Task to complete: Set the data down again, exactly as it reads, but without the pictures.

Supplied data:
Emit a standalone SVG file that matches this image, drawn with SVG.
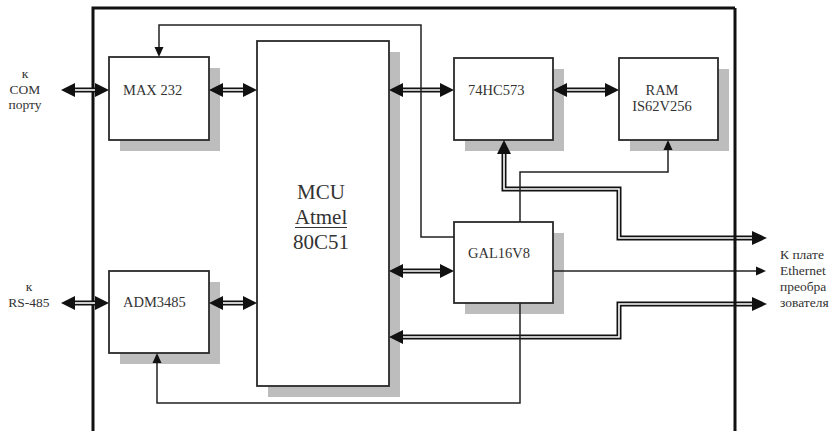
<svg xmlns="http://www.w3.org/2000/svg" width="832" height="431" viewBox="0 0 832 431" font-family="'Liberation Serif', 'Times New Roman', serif">
<style>
text{font-family:'Liberation Serif','Times New Roman',serif}
.frame{fill:none;stroke:#111;stroke-width:3}
.shadow{fill:#bdbdbd}
.box{fill:#fff;stroke:#2a2a2a;stroke-width:1.8}
.lbl{font-size:14.5px;fill:#333}
.mcu{font-size:21px;fill:#333;text-anchor:middle}
.side{font-size:13.5px;fill:#333}
.dbl{fill:none;stroke:#111;stroke-width:5;stroke-linejoin:miter}
.dbli{fill:none;stroke:#fff;stroke-width:1.6;stroke-linejoin:miter}
.wire{fill:none;stroke:#222;stroke-width:1.5}
.head{fill:#111}
</style>
<rect width="832" height="431" fill="#fff"/>
<g id="frame-left">
<polyline class="frame" points="93,431 93,8 735,8"/>
</g>
<g id="max232">
<rect class="shadow" x="120" y="68" width="100" height="83"/>
<rect class="box" x="109" y="57" width="100" height="83"/>
<text class="lbl" x="123" y="95">MAX 232</text>
</g>
<g id="mcu">
<rect class="shadow" x="268" y="52" width="132" height="345"/>
<rect class="box" x="257" y="41" width="132" height="345"/>
<text class="mcu" x="321" y="199">MCU</text>
<text class="mcu" x="321" y="224">Atmel</text>
<line x1="295" y1="227.5" x2="347" y2="227.5" stroke="#333" stroke-width="1.2"/>
<text class="mcu" x="321" y="249">80C51</text>
</g>
<g id="hc573">
<rect class="shadow" x="465" y="69" width="99" height="82"/>
<rect class="box" x="454" y="58" width="99" height="82"/>
<text class="lbl" x="468" y="95">74HC573</text>
</g>
<g id="ram">
<rect class="shadow" x="630" y="69" width="99" height="82"/>
<rect class="box" x="619" y="58" width="99" height="82"/>
<text class="lbl" x="662" y="95" text-anchor="middle">RAM</text>
<text class="lbl" x="662" y="111" text-anchor="middle">IS62V256</text>
</g>
<g id="gal">
<rect class="shadow" x="465" y="233" width="99" height="81"/>
<rect class="box" x="454" y="222" width="99" height="81"/>
<text class="lbl" x="468" y="258">GAL16V8</text>
</g>
<g id="adm3485">
<rect class="shadow" x="120" y="282" width="100" height="82"/>
<rect class="box" x="109" y="271" width="100" height="82"/>
<text class="lbl" x="123" y="307">ADM3485</text>
</g>
<g id="com-label">
<text class="side" x="25" y="78" text-anchor="middle">к</text>
<text class="side" x="25" y="94" text-anchor="middle">COM</text>
<text class="side" x="25" y="109" text-anchor="middle">порту</text>
</g>
<g id="rs485-label">
<text class="side" x="29" y="291" text-anchor="middle">к</text>
<text class="side" x="29" y="307" text-anchor="middle">RS-485</text>
</g>
<g id="ethernet-label">
<text class="side" x="780" y="259">К плате</text>
<text class="side" x="780" y="275">Ethernet</text>
<text class="side" x="780" y="291">преобра</text>
<text class="side" x="780" y="307">зователя</text>
</g>
<g id="connectors">
<path class="dbl" d="M75,90H95"/><path class="dbli" d="M75,90H95"/>
<polygon class="head" points="61,90 75,83 75,97"/><polygon class="head" points="109,90 95,83 95,97"/>
<path class="dbl" d="M223,90H243"/><path class="dbli" d="M223,90H243"/>
<polygon class="head" points="209,90 223,83 223,97"/><polygon class="head" points="257,90 243,83 243,97"/>
<path class="dbl" d="M403,90H440"/><path class="dbli" d="M403,90H440"/>
<polygon class="head" points="389,90 403,83 403,97"/><polygon class="head" points="454,90 440,83 440,97"/>
<path class="dbl" d="M567,90H605"/><path class="dbli" d="M567,90H605"/>
<polygon class="head" points="553,90 567,83 567,97"/><polygon class="head" points="619,90 605,83 605,97"/>
<path class="dbl" d="M75,303H95"/><path class="dbli" d="M75,303H95"/>
<polygon class="head" points="61,303 75,296 75,310"/><polygon class="head" points="109,303 95,296 95,310"/>
<path class="dbl" d="M223,303H243"/><path class="dbli" d="M223,303H243"/>
<polygon class="head" points="209,303 223,296 223,310"/><polygon class="head" points="257,303 243,296 243,310"/>
<path class="dbl" d="M403,271H440"/><path class="dbli" d="M403,271H440"/>
<polygon class="head" points="389,271 403,264 403,278"/><polygon class="head" points="454,271 440,264 440,278"/>
<path class="dbl" d="M504,154V189H619V238H752"/><path class="dbli" d="M504,154V189H619V238H752"/>
<polygon class="head" points="504,140 497,154 511,154"/><polygon class="head" points="767,238 752,231 752,245"/>
<path class="dbl" d="M403,337H619V304H752"/><path class="dbli" d="M403,337H619V304H752"/>
<polygon class="head" points="389,337 403,330 403,344"/><polygon class="head" points="767,304 752,297 752,311"/>
<path class="wire" d="M553,271H757"/>
<polygon class="head" points="766,271 756,266.5 756,275.5"/>
<path class="wire" d="M454,237H421V25H159V47"/>
<polygon class="head" points="159,57 154.5,47 163.5,47"/>
<path class="wire" d="M520,222V172H668V150"/>
<polygon class="head" points="668,140 663.5,150 672.5,150"/>
<path class="wire" d="M520,303V403H157V363"/>
<polygon class="head" points="157,353 152.5,363 161.5,363"/>
</g>
<g id="frame-right">
<line class="frame" x1="735" y1="8" x2="735" y2="431"/>
</g>
</svg>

Result:
Emit a standalone SVG file that matches this image, drawn with SVG.
<svg xmlns="http://www.w3.org/2000/svg" width="832" height="431" viewBox="0 0 832 431" font-family="'Liberation Serif', 'Times New Roman', serif">
<style>
text{font-family:'Liberation Serif','Times New Roman',serif}
.frame{fill:none;stroke:#111;stroke-width:3}
.shadow{fill:#bdbdbd}
.box{fill:#fff;stroke:#2a2a2a;stroke-width:1.8}
.lbl{font-size:14.5px;fill:#333}
.mcu{font-size:21px;fill:#333;text-anchor:middle}
.side{font-size:13.5px;fill:#333}
.dbl{fill:none;stroke:#111;stroke-width:5;stroke-linejoin:miter}
.dbli{fill:none;stroke:#fff;stroke-width:1.6;stroke-linejoin:miter}
.wire{fill:none;stroke:#222;stroke-width:1.5}
.head{fill:#111}
</style>
<rect width="832" height="431" fill="#fff"/>
<g id="frame-left">
<polyline class="frame" points="93,431 93,8 735,8"/>
</g>
<g id="max232">
<rect class="shadow" x="120" y="68" width="100" height="83"/>
<rect class="box" x="109" y="57" width="100" height="83"/>
<text class="lbl" x="123" y="95">MAX 232</text>
</g>
<g id="mcu">
<rect class="shadow" x="268" y="52" width="132" height="345"/>
<rect class="box" x="257" y="41" width="132" height="345"/>
<text class="mcu" x="321" y="199">MCU</text>
<text class="mcu" x="321" y="224">Atmel</text>
<line x1="295" y1="227.5" x2="347" y2="227.5" stroke="#333" stroke-width="1.2"/>
<text class="mcu" x="321" y="249">80C51</text>
</g>
<g id="hc573">
<rect class="shadow" x="465" y="69" width="99" height="82"/>
<rect class="box" x="454" y="58" width="99" height="82"/>
<text class="lbl" x="468" y="95">74HC573</text>
</g>
<g id="ram">
<rect class="shadow" x="630" y="69" width="99" height="82"/>
<rect class="box" x="619" y="58" width="99" height="82"/>
<text class="lbl" x="662" y="95" text-anchor="middle">RAM</text>
<text class="lbl" x="662" y="111" text-anchor="middle">IS62V256</text>
</g>
<g id="gal">
<rect class="shadow" x="465" y="233" width="99" height="81"/>
<rect class="box" x="454" y="222" width="99" height="81"/>
<text class="lbl" x="468" y="258">GAL16V8</text>
</g>
<g id="adm3485">
<rect class="shadow" x="120" y="282" width="100" height="82"/>
<rect class="box" x="109" y="271" width="100" height="82"/>
<text class="lbl" x="123" y="307">ADM3485</text>
</g>
<g id="com-label">
<text class="side" x="25" y="78" text-anchor="middle">к</text>
<text class="side" x="25" y="94" text-anchor="middle">COM</text>
<text class="side" x="25" y="109" text-anchor="middle">порту</text>
</g>
<g id="rs485-label">
<text class="side" x="29" y="291" text-anchor="middle">к</text>
<text class="side" x="29" y="307" text-anchor="middle">RS-485</text>
</g>
<g id="ethernet-label">
<text class="side" x="780" y="259">К плате</text>
<text class="side" x="780" y="275">Ethernet</text>
<text class="side" x="780" y="291">преобра</text>
<text class="side" x="780" y="307">зователя</text>
</g>
<g id="connectors">
<path class="dbl" d="M75,90H95"/><path class="dbli" d="M75,90H95"/>
<polygon class="head" points="61,90 75,83 75,97"/><polygon class="head" points="109,90 95,83 95,97"/>
<path class="dbl" d="M223,90H243"/><path class="dbli" d="M223,90H243"/>
<polygon class="head" points="209,90 223,83 223,97"/><polygon class="head" points="257,90 243,83 243,97"/>
<path class="dbl" d="M403,90H440"/><path class="dbli" d="M403,90H440"/>
<polygon class="head" points="389,90 403,83 403,97"/><polygon class="head" points="454,90 440,83 440,97"/>
<path class="dbl" d="M567,90H605"/><path class="dbli" d="M567,90H605"/>
<polygon class="head" points="553,90 567,83 567,97"/><polygon class="head" points="619,90 605,83 605,97"/>
<path class="dbl" d="M75,303H95"/><path class="dbli" d="M75,303H95"/>
<polygon class="head" points="61,303 75,296 75,310"/><polygon class="head" points="109,303 95,296 95,310"/>
<path class="dbl" d="M223,303H243"/><path class="dbli" d="M223,303H243"/>
<polygon class="head" points="209,303 223,296 223,310"/><polygon class="head" points="257,303 243,296 243,310"/>
<path class="dbl" d="M403,271H440"/><path class="dbli" d="M403,271H440"/>
<polygon class="head" points="389,271 403,264 403,278"/><polygon class="head" points="454,271 440,264 440,278"/>
<path class="dbl" d="M504,154V189H619V238H752"/><path class="dbli" d="M504,154V189H619V238H752"/>
<polygon class="head" points="504,140 497,154 511,154"/><polygon class="head" points="767,238 752,231 752,245"/>
<path class="dbl" d="M403,337H619V304H752"/><path class="dbli" d="M403,337H619V304H752"/>
<polygon class="head" points="389,337 403,330 403,344"/><polygon class="head" points="767,304 752,297 752,311"/>
<path class="wire" d="M553,271H757"/>
<polygon class="head" points="766,271 756,266.5 756,275.5"/>
<path class="wire" d="M454,237H421V25H159V47"/>
<polygon class="head" points="159,57 154.5,47 163.5,47"/>
<path class="wire" d="M520,222V172H668V150"/>
<polygon class="head" points="668,140 663.5,150 672.5,150"/>
<path class="wire" d="M520,303V403H157V363"/>
<polygon class="head" points="157,353 152.5,363 161.5,363"/>
</g>
<g id="frame-right">
<line class="frame" x1="735" y1="8" x2="735" y2="431"/>
</g>
</svg>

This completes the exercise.